Under the approved arrangement, SLG-Trax will issue 7.94 million ordinary shares at an issue price of Rs21.20 per share to CAPNEXA (Private) Limited. The share issuance will serve as consideration for the acquisition of the FinTech software asset, which has been independently valued by a registered valuer. The company has stated that the valuation and transaction structure comply with applicable regulatory requirements.
The acquisition is a continuation of SLG-Trax’s previously disclosed plans to expand beyond its core logistics operations. The company had earlier informed the market through a series of corporate disclosures in August and October 2025, as well as earlier this month, about its intention to acquire a FinTech platform. These disclosures also outlined plans to launch digital lending services through LogiServe (Private) Limited, a wholly owned subsidiary of SLG-Trax.
Management believes that integrating FinTech capabilities will significantly enhance the company’s e-commerce ecosystem. By leveraging its existing logistics infrastructure, data insights, and merchant network, SLG-Trax aims to offer digital lending solutions that support online sellers, small businesses, and other participants in the digital commerce value chain. The initiative is expected to create a new revenue stream while deepening customer engagement across its platforms.

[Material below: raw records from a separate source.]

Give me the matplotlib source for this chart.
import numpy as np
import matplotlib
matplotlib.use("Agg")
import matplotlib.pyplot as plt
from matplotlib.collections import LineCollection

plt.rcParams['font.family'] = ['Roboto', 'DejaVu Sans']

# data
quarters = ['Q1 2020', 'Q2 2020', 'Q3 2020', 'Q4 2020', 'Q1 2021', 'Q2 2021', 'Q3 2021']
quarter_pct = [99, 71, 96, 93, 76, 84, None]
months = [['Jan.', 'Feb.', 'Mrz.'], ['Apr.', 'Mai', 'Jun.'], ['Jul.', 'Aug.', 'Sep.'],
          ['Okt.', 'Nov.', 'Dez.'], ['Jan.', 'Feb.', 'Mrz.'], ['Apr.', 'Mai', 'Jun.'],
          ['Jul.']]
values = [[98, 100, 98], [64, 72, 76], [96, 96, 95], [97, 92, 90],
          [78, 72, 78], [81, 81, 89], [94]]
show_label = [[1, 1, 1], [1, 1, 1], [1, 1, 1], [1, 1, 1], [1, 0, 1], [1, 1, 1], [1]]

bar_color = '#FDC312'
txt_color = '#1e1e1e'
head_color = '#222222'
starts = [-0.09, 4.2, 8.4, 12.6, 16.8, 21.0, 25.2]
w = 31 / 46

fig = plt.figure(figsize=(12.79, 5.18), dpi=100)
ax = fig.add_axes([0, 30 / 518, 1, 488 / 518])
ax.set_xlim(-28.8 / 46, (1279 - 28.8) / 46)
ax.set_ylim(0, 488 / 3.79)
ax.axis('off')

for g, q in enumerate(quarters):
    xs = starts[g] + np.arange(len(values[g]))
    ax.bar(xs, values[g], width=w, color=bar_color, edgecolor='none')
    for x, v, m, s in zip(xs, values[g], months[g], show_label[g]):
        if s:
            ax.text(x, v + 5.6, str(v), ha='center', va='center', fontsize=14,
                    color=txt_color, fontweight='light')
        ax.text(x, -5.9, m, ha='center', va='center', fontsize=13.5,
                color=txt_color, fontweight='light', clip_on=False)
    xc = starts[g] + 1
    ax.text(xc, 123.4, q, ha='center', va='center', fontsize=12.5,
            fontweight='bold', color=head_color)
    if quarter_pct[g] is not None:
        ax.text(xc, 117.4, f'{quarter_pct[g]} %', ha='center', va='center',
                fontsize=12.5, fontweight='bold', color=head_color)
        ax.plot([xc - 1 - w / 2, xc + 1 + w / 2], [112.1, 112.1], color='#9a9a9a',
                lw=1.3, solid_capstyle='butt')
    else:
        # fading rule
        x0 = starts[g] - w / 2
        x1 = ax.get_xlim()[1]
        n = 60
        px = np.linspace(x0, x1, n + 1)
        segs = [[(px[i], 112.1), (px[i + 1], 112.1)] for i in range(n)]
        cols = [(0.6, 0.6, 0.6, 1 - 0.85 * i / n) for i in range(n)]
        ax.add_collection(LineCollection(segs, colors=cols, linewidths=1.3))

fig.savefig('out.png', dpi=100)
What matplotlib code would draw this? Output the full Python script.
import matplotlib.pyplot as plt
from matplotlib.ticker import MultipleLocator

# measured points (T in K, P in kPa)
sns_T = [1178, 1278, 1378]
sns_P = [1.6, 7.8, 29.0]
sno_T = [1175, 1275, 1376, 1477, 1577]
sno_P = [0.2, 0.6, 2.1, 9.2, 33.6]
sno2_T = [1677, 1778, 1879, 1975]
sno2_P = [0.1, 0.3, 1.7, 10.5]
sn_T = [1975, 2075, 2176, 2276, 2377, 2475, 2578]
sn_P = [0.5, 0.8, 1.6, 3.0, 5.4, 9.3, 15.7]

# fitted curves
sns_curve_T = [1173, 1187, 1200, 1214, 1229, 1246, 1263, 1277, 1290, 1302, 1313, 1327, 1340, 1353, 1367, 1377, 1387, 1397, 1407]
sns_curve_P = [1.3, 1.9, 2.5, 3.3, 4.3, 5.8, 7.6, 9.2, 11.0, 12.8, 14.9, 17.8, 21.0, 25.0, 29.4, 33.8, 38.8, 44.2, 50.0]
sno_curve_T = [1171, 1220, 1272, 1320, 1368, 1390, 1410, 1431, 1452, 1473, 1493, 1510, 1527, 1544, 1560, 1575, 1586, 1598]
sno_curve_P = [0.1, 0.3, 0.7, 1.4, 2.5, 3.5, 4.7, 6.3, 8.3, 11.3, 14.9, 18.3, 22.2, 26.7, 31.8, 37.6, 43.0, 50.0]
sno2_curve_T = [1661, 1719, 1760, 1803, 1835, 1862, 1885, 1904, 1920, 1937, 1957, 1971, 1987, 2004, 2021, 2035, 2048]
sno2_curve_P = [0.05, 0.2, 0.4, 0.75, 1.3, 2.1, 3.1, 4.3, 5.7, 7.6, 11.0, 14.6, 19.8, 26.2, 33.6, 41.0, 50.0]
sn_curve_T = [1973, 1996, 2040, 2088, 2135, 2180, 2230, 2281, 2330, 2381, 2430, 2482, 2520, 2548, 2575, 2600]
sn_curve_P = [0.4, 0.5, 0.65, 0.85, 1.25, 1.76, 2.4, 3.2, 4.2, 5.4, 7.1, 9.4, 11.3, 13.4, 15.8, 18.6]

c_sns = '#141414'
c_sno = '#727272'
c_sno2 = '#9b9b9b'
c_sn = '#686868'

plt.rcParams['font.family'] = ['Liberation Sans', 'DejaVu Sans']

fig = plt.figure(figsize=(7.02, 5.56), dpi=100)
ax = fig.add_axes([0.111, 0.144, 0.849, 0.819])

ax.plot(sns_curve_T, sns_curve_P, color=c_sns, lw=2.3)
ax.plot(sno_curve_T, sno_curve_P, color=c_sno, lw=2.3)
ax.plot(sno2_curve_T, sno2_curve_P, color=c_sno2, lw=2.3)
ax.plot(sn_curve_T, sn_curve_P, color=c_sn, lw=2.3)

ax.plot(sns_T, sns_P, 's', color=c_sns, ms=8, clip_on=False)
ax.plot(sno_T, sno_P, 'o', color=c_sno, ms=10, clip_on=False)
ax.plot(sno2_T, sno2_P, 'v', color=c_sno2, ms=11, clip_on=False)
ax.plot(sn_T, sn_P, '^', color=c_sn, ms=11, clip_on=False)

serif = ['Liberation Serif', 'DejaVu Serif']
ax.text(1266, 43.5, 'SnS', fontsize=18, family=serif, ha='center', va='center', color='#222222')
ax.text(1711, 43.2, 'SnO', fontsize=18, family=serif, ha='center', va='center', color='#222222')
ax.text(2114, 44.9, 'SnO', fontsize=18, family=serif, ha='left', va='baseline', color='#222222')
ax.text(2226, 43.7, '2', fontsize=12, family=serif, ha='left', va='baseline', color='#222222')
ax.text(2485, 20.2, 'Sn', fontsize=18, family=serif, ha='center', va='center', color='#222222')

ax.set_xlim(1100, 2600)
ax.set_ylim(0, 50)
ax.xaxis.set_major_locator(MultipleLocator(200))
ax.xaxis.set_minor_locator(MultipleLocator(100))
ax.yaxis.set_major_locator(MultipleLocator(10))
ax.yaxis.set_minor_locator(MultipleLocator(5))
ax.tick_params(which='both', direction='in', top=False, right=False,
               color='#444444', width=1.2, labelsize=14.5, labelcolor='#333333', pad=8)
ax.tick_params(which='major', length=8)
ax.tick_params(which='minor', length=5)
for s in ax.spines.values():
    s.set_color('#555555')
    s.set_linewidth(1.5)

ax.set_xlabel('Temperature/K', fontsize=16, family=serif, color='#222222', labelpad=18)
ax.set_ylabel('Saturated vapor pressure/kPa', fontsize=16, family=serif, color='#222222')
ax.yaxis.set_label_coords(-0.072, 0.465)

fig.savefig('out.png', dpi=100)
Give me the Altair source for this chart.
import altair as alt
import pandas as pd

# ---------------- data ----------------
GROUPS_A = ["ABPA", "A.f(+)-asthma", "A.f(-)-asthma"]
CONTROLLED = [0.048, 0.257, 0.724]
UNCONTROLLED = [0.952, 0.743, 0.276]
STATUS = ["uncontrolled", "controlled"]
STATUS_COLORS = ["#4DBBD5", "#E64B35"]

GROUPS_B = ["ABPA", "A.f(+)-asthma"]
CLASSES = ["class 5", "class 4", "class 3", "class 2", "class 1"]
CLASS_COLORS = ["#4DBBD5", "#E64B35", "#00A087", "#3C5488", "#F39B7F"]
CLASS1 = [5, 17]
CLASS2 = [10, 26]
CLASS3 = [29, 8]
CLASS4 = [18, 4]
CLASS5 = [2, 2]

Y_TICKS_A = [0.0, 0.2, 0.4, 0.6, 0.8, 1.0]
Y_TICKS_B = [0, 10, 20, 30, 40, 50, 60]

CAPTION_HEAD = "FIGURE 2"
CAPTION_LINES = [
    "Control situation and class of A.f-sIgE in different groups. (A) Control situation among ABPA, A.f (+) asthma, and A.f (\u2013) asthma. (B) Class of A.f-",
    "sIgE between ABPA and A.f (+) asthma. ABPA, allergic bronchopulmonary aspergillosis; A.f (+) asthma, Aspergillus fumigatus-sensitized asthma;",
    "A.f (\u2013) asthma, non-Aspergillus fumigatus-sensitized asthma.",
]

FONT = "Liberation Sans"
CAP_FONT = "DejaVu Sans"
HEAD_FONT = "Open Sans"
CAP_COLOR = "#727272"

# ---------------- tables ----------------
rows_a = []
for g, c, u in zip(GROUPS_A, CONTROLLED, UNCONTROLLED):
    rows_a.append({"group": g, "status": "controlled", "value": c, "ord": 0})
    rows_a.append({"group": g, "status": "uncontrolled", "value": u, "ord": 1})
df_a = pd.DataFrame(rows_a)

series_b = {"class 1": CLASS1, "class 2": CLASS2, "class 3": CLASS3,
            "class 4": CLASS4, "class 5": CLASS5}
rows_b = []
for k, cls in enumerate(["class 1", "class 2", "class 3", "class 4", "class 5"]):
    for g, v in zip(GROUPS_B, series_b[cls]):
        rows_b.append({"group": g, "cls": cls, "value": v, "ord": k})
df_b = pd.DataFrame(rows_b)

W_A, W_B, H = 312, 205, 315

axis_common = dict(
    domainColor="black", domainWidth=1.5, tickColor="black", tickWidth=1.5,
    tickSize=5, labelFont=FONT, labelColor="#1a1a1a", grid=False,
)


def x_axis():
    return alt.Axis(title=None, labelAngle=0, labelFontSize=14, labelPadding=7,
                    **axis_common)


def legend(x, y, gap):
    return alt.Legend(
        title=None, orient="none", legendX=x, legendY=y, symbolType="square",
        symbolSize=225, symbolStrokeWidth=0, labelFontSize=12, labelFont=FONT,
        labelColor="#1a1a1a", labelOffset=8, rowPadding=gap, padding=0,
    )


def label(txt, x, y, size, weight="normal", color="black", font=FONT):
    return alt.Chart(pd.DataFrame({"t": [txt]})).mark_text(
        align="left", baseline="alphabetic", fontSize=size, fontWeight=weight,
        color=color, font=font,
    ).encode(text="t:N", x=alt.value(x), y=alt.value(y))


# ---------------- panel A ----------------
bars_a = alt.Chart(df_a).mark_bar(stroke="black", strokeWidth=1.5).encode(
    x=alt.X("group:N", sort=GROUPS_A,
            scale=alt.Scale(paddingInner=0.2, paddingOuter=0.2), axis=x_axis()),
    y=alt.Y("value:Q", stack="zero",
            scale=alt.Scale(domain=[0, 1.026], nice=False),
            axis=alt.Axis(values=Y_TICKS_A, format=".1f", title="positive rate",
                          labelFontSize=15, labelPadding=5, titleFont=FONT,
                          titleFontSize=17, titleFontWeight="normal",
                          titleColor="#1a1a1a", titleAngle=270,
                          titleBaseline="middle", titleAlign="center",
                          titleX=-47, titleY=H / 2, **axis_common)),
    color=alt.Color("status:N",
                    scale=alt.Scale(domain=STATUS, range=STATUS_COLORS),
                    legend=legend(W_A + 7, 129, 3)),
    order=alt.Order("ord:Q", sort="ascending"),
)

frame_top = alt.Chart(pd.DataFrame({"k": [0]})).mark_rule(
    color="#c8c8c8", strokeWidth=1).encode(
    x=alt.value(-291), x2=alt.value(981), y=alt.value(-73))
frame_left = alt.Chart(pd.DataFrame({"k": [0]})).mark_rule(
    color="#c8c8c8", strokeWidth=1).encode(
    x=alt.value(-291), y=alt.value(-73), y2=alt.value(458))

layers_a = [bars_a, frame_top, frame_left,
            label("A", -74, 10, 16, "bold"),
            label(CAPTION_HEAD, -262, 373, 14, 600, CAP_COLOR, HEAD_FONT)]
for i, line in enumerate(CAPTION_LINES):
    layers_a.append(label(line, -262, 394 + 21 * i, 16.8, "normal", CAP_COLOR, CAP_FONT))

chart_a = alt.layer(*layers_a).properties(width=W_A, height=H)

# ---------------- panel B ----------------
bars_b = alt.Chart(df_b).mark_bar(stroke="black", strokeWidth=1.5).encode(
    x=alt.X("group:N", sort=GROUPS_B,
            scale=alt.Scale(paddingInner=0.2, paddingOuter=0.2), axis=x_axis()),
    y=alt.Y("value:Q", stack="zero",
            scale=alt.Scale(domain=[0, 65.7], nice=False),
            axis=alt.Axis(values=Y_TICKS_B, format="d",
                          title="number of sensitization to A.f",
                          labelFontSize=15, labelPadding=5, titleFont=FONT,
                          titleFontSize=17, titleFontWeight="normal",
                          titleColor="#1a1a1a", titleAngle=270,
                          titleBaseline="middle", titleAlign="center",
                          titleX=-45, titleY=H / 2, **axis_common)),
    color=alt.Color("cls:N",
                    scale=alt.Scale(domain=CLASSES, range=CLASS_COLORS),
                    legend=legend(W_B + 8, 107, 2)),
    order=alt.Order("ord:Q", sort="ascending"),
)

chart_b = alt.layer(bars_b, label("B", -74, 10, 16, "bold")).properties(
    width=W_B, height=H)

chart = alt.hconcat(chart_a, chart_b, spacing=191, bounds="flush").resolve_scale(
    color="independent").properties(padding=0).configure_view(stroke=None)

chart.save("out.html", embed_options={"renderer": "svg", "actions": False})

Following shareholder approval, the company has indicated that it will now proceed with executing definitive agreements related to the acquisition. SLG-Trax will also seek the necessary regulatory approvals required to operationalize the FinTech platform and commence digital lending activities. The company has set a targeted closing timeline for the transaction in the first quarter of 2026, subject to regulatory clearances.
The move reflects a broader trend in Pakistan’s technology and logistics sectors, where companies are increasingly integrating financial technology solutions to improve service efficiency and unlock new growth opportunities. Digital lending, in particular, has gained traction as businesses look for faster, technology-enabled financing options amid the rapid expansion of e-commerce.
SLG-Trax’s management views the FinTech acquisition as a long-term strategic investment that aligns with its vision of becoming a comprehensive digital commerce enabler. By combining logistics, e-commerce services, and financial solutions under one umbrella, the company aims to strengthen its competitive position in a rapidly evolving market.
With strong shareholder backing and a clear execution roadmap, SLG-Trax’s entry into FinTech and digital lending is expected to be closely watched by investors and industry observers as the company moves into its next phase of growth.